— Begin —

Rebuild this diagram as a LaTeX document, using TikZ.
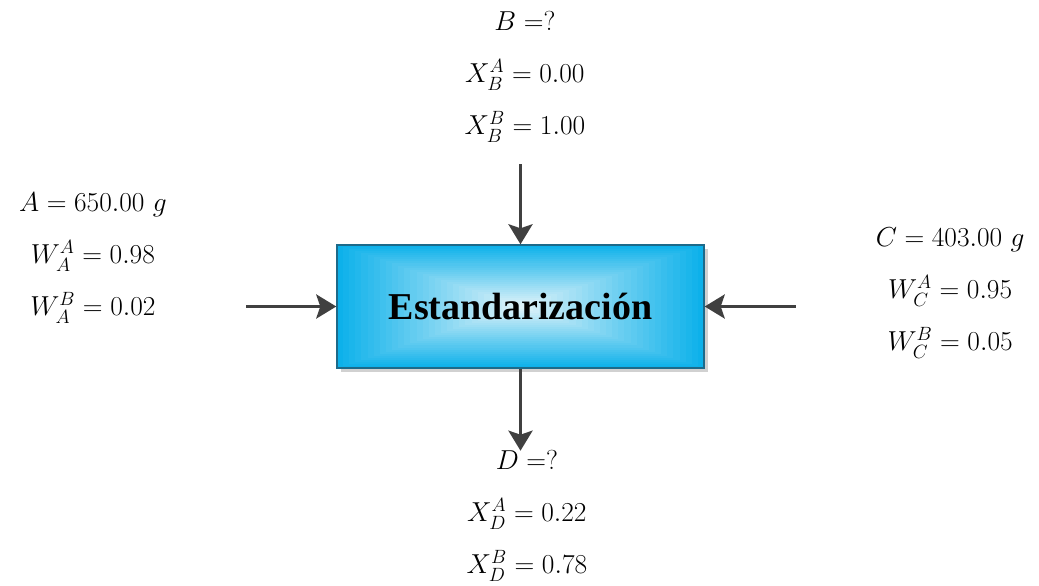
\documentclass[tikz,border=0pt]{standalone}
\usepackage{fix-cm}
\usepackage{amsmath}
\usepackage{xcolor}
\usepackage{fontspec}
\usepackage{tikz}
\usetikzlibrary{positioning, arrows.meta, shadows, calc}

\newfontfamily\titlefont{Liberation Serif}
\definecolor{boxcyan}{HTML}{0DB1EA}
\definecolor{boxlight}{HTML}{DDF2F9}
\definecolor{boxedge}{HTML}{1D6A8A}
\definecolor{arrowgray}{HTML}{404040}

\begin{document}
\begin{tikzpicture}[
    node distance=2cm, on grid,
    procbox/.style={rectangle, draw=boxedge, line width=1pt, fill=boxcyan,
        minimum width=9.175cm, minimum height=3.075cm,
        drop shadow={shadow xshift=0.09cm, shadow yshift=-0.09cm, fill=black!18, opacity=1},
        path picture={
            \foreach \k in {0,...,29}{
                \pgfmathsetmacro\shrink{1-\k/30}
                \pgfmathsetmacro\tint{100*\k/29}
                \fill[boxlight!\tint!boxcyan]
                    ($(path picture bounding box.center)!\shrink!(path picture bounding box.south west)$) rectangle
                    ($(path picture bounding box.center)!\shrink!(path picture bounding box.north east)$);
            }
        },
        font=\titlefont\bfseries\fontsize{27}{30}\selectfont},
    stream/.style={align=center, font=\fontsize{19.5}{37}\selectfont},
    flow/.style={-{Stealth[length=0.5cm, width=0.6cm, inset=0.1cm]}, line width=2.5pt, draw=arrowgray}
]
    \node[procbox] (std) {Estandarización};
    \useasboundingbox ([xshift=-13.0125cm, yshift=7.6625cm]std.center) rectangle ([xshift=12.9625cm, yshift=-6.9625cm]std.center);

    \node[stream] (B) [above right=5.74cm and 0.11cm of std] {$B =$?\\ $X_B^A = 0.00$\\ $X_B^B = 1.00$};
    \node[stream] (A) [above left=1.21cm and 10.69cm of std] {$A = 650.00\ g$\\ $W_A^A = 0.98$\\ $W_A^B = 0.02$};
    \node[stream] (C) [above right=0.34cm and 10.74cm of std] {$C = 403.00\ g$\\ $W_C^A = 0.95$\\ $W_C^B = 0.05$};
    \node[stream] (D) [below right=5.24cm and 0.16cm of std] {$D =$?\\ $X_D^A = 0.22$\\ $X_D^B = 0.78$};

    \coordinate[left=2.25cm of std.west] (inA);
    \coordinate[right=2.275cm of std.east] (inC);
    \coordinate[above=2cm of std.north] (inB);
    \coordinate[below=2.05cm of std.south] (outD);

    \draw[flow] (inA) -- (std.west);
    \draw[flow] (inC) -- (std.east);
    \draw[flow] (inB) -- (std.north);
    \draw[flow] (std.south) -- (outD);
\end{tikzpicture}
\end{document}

— End —

- **OBJECTIVE**
Write out the full listing verbatim, excluding its pictures.

- **EXPECTED ANSWER**
Rebuild this diagram as a LaTeX document, using TikZ.
\documentclass[tikz,border=0pt]{standalone}
\usepackage{fix-cm}
\usepackage{amsmath}
\usepackage{xcolor}
\usepackage{fontspec}
\usepackage{tikz}
\usetikzlibrary{positioning, arrows.meta, shadows, calc}

\newfontfamily\titlefont{Liberation Serif}
\definecolor{boxcyan}{HTML}{0DB1EA}
\definecolor{boxlight}{HTML}{DDF2F9}
\definecolor{boxedge}{HTML}{1D6A8A}
\definecolor{arrowgray}{HTML}{404040}

\begin{document}
\begin{tikzpicture}[
    node distance=2cm, on grid,
    procbox/.style={rectangle, draw=boxedge, line width=1pt, fill=boxcyan,
        minimum width=9.175cm, minimum height=3.075cm,
        drop shadow={shadow xshift=0.09cm, shadow yshift=-0.09cm, fill=black!18, opacity=1},
        path picture={
            \foreach \k in {0,...,29}{
                \pgfmathsetmacro\shrink{1-\k/30}
                \pgfmathsetmacro\tint{100*\k/29}
                \fill[boxlight!\tint!boxcyan]
                    ($(path picture bounding box.center)!\shrink!(path picture bounding box.south west)$) rectangle
                    ($(path picture bounding box.center)!\shrink!(path picture bounding box.north east)$);
            }
        },
        font=\titlefont\bfseries\fontsize{27}{30}\selectfont},
    stream/.style={align=center, font=\fontsize{19.5}{37}\selectfont},
    flow/.style={-{Stealth[length=0.5cm, width=0.6cm, inset=0.1cm]}, line width=2.5pt, draw=arrowgray}
]
    \node[procbox] (std) {Estandarización};
    \useasboundingbox ([xshift=-13.0125cm, yshift=7.6625cm]std.center) rectangle ([xshift=12.9625cm, yshift=-6.9625cm]std.center);

    \node[stream] (B) [above right=5.74cm and 0.11cm of std] {$B =$?\\ $X_B^A = 0.00$\\ $X_B^B = 1.00$};
    \node[stream] (A) [above left=1.21cm and 10.69cm of std] {$A = 650.00\ g$\\ $W_A^A = 0.98$\\ $W_A^B = 0.02$};
    \node[stream] (C) [above right=0.34cm and 10.74cm of std] {$C = 403.00\ g$\\ $W_C^A = 0.95$\\ $W_C^B = 0.05$};
    \node[stream] (D) [below right=5.24cm and 0.16cm of std] {$D =$?\\ $X_D^A = 0.22$\\ $X_D^B = 0.78$};

    \coordinate[left=2.25cm of std.west] (inA);
    \coordinate[right=2.275cm of std.east] (inC);
    \coordinate[above=2cm of std.north] (inB);
    \coordinate[below=2.05cm of std.south] (outD);

    \draw[flow] (inA) -- (std.west);
    \draw[flow] (inC) -- (std.east);
    \draw[flow] (inB) -- (std.north);
    \draw[flow] (std.south) -- (outD);
\end{tikzpicture}
\end{document}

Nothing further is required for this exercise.